Patrice Alègre a lui quitté la France. Localisé en Espagne, en Allemagne, puis en Belgique, il revient à Paris où il se fait héberger par Isabelle Chicherie, avec qui il a sympathisé lors de son passage en Espagne. Dans la nuit du 3 au 4 septembre 1997, elle refuse un rapport sexuel. Il l’étrangle, puis la viole avant de mettre le feu à son appartement.
Ayant mis sur écoute les proches d’Alègre, les gendarmes leur demandent de collaborer et d’indiquer à Alègre un point de chute à Châtenay-Malabry. Il s’y rendra et se fera arrêté le 5 septembre 1997.
Enquête et procès
Patrice Alègre est mis en examen en septembre 1997 pour le meurtre et le viol d’Isabelle Chicherie. Il avoue deux autres assassinats précédés d’agressions sexuelles.
Le procès de Patrice Alègre débute 4 ans et demi plus tard, en février 2002, devant la Cour d’Assises de Haute-Garonne, pour cinq meurtres, une tentative de meurtre et six viols. Il est condamné à la réclusion criminelle à perpétuité assortie d’une période de sûreté de vingt-deux ans.
En avril 2003, le Procureur de la République de Toulouse a ouvert une information judiciaire contre Patrice Alègre pour viols aggravés et complicité et pour proxénétisme en bande organisée suite à la déclaration de deux prostitués. Mais la chambre de l’instruction de la Cour d’appel de Toulouse confirme le non lieu général en juillet 2005 dans le volet viols et proxénétisme de l’affaire. Il a par la suite obtenu des non-lieu dans quatre autres dossiers de crimes non élucidés, en juillet 2008.
L’affaire Alègre garde des zones d’ombre car certains meurtres avaient été déclarés en suicides jusqu’à l’arrestation d’Alègre, et ce malgré la présence d’un foulard au fond de la gorge d’une victime par exemple. Plusieurs témoins affirment que le tueur a été longtemps protégé par des policiers et par un haut magistrat.

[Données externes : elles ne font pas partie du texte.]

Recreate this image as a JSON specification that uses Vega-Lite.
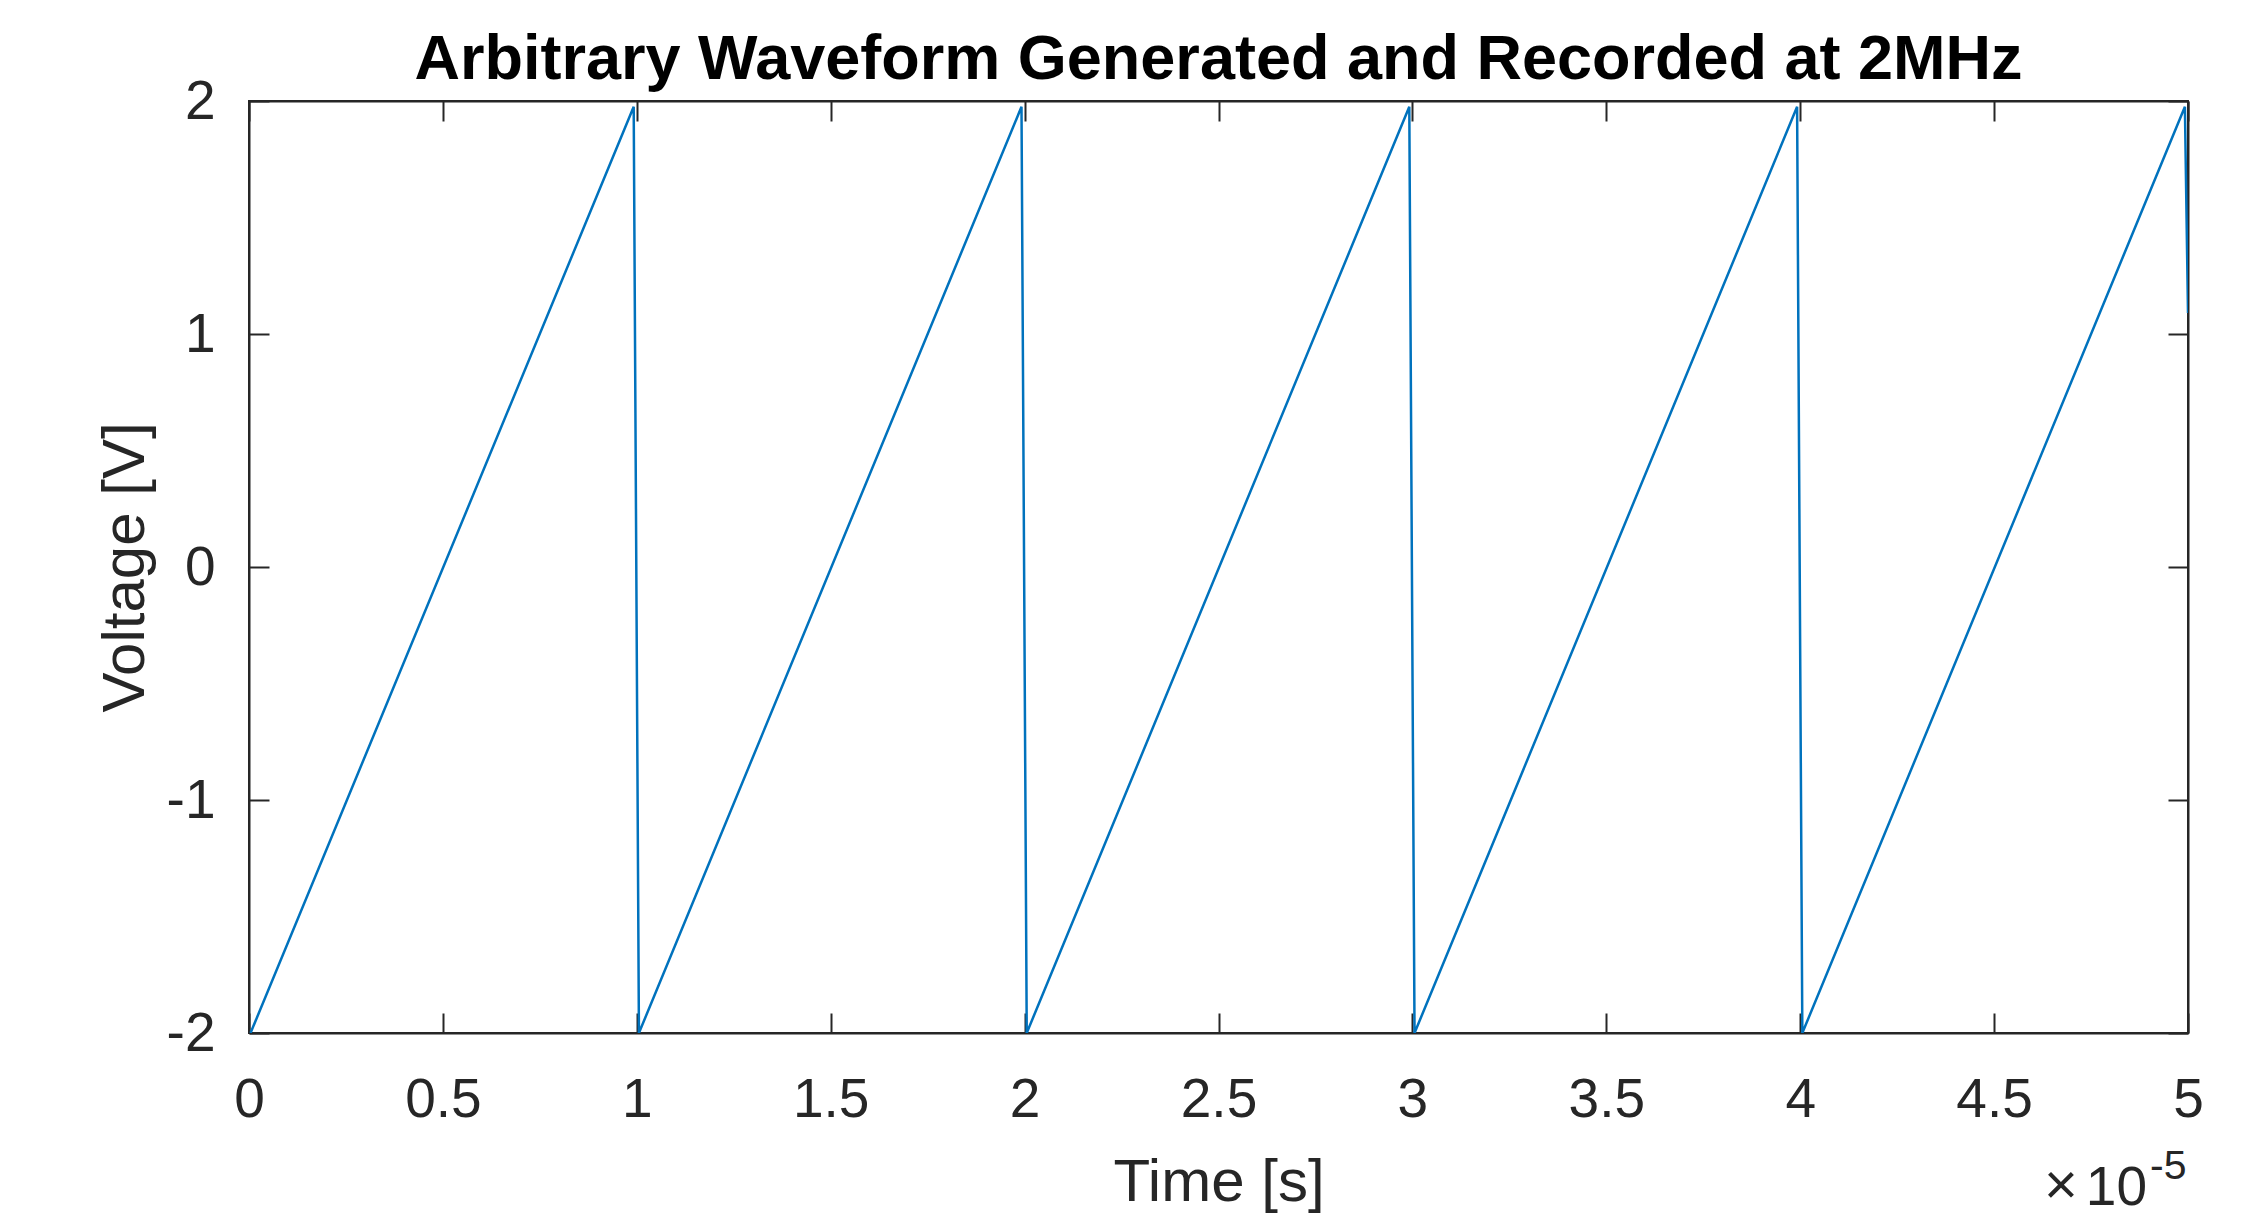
{
  "$schema": "https://vega.github.io/schema/vega-lite/v6.json",
  "width": 1939,
  "height": 932,
  "autosize": "none",
  "padding": {"left": 249, "top": 101, "right": 55, "bottom": 184},
  "background": "white",
  "title": {
    "text": "Arbitrary Waveform Generated and Recorded at 2MHz",
    "font": "Liberation Sans",
    "fontSize": 63,
    "fontWeight": "bold",
    "color": "#000000",
    "anchor": "middle",
    "baseline": "alphabetic",
    "offset": 21,
    "dy": 89
  },
  "data": {
    "values": [
      {"time_s": 4e-8, "voltage_V": -2},
      {"time_s": 9.92e-6, "voltage_V": 1.975},
      {"time_s": 1.0055e-5, "voltage_V": -2},
      {"time_s": 1.992e-5, "voltage_V": 1.975},
      {"time_s": 2.0055e-5, "voltage_V": -2},
      {"time_s": 2.992e-5, "voltage_V": 1.975},
      {"time_s": 3.0055e-5, "voltage_V": -2},
      {"time_s": 3.992e-5, "voltage_V": 1.975},
      {"time_s": 4.0055e-5, "voltage_V": -2},
      {"time_s": 4.992e-5, "voltage_V": 1.975},
      {"time_s": 5.0e-5, "voltage_V": 1.09}
    ]
  },
  "config": {
    "view": {"stroke": "#262626", "strokeWidth": 2},
    "axis": {
      "grid": false,
      "domainColor": "#262626",
      "domainWidth": 2,
      "tickColor": "#262626",
      "tickWidth": 2,
      "labelFont": "Liberation Sans",
      "labelFontSize": 55,
      "labelColor": "#262626",
      "titleFont": "Liberation Sans",
      "titleFontSize": 60,
      "titleColor": "#262626",
      "titleFontWeight": "normal"
    }
  },
  "resolve": {"axis": {"x": "independent", "y": "independent"}},
  "layer": [
    {
      "mark": {"type": "line", "color": "#0072BD", "strokeWidth": 2.5, "clip": true},
      "encoding": {
        "x": {
          "field": "time_s",
          "type": "quantitative",
          "scale": {"domain": [0, 5e-5], "nice": false, "zero": false},
          "axis": {
            "orient": "bottom",
            "title": "Time [s]",
            "values": [0, 5e-6, 1e-5, 1.5e-5, 2e-5, 2.5e-5, 3e-5, 3.5e-5, 4e-5, 4.5e-5, 5e-5],
            "labelExpr": "round(datum.value * 1e6) / 10",
            "tickSize": -20,
            "labelPadding": 60,
            "labelFlush": false,
            "labelOverlap": false,
            "titleX": 969.5,
            "titleY": 167,
            "titleBaseline": "alphabetic"
          }
        },
        "y": {
          "field": "voltage_V",
          "type": "quantitative",
          "scale": {"domain": [-2, 2], "nice": false, "zero": false},
          "axis": {
            "orient": "left",
            "title": "Voltage [V]",
            "values": [-2, -1, 0, 1, 2],
            "labelExpr": "datum.value + ''",
            "tickSize": -20,
            "labelPadding": 54,
            "labelFlush": false,
            "labelOverlap": false,
            "titleX": -106,
            "titleY": 466,
            "titleAngle": -90,
            "titleBaseline": "alphabetic"
          }
        }
      }
    },
    {
      "mark": {"type": "line", "opacity": 0},
      "encoding": {
        "x": {
          "field": "time_s",
          "type": "quantitative",
          "axis": {
            "orient": "top",
            "title": null,
            "labels": false,
            "values": [0, 5e-6, 1e-5, 1.5e-5, 2e-5, 2.5e-5, 3e-5, 3.5e-5, 4e-5, 4.5e-5, 5e-5],
            "tickSize": -20
          }
        },
        "y": {
          "field": "voltage_V",
          "type": "quantitative",
          "axis": {
            "orient": "right",
            "title": null,
            "labels": false,
            "values": [-2, -1, 0, 1, 2],
            "tickSize": -20
          }
        }
      }
    },
    {
      "data": {"values": [{"label": "10"}]},
      "mark": {"type": "text", "font": "Liberation Sans", "fontSize": 55, "color": "#262626", "align": "right", "baseline": "alphabetic", "dx": -41, "dy": 172},
      "encoding": {
        "x": {"datum": 5e-5, "type": "quantitative", "axis": null},
        "y": {"datum": -2, "type": "quantitative", "axis": null},
        "text": {"field": "label"}
      }
    },
    {
      "data": {"values": [{"label": "×"}]},
      "mark": {"type": "text", "font": "Liberation Sans", "fontSize": 58, "fontWeight": "normal", "color": "#262626", "align": "center", "baseline": "alphabetic", "dx": -127, "dy": 171},
      "encoding": {
        "x": {"datum": 5e-5, "type": "quantitative", "axis": null},
        "y": {"datum": -2, "type": "quantitative", "axis": null},
        "text": {"field": "label"}
      }
    },
    {
      "data": {"values": [{"label": "-5"}]},
      "mark": {"type": "text", "font": "Liberation Sans", "fontSize": 41, "color": "#262626", "align": "left", "baseline": "alphabetic", "dx": -38, "dy": 146},
      "encoding": {
        "x": {"datum": 5e-5, "type": "quantitative", "axis": null},
        "y": {"datum": -2, "type": "quantitative", "axis": null},
        "text": {"field": "label"}
      }
    }
  ]
}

On dénombre pas loin de 200 assassinats non élucidés dans la région et beaucoup estime que les cinq meurtres et six viols, pour lesquels Patrice Alègre a été condamné, ne soient que la partie émergée de l’iceberg.
Profil criminel
Patrice Alègre réunit les caractéristiques des serial killer. Il possède notamment une signature caractéristique qui consiste a déshabiller entièrement ses victimes en ne leur laisse que leurs chaussettes.
Les experts psychiatriques ont formulé un pronostic très pessimiste sur ses chances de guérison, du fait de son penchant pervers et narcissiques. Il décrit ses crimes avec beaucoup de froideur et recherche le sentiment de toute-puissance sur les autres.
Du fait des viols systématiques de ses victimes, alors plongées dans un état d’inconscience, on le soupçonne de conduites nécrophiles et Alègre ne nie pas en répondant simplement ignorer si elles sont vivantes ou non au moment du viol, « puisque je ne sais pas quand elles sont mortes. »
Alègre a subi des traumatismes désorganisateurs précoces liés aux débordements sexuels maternels, les psychiatres évoquent l’hypothèse de matricides déplacés. L’enfant perturbé par les ébats de sa mère retrouve adulte la même ambiance de fête et d’ivresse dans les situations criminelles. Pour les experts, les viols et meurtres seraient une façon de réaliser «l’inceste» puis d’annuler «cet inceste horrifiant»: «L’enfant impuissant et terrorisé autrefois par les gémissements maternels, en proie à une excitation» alors inassouvie, «devient l’adulte tout-puissant et terrorisant qui supprime ces gémissements en étranglant ses victimes.»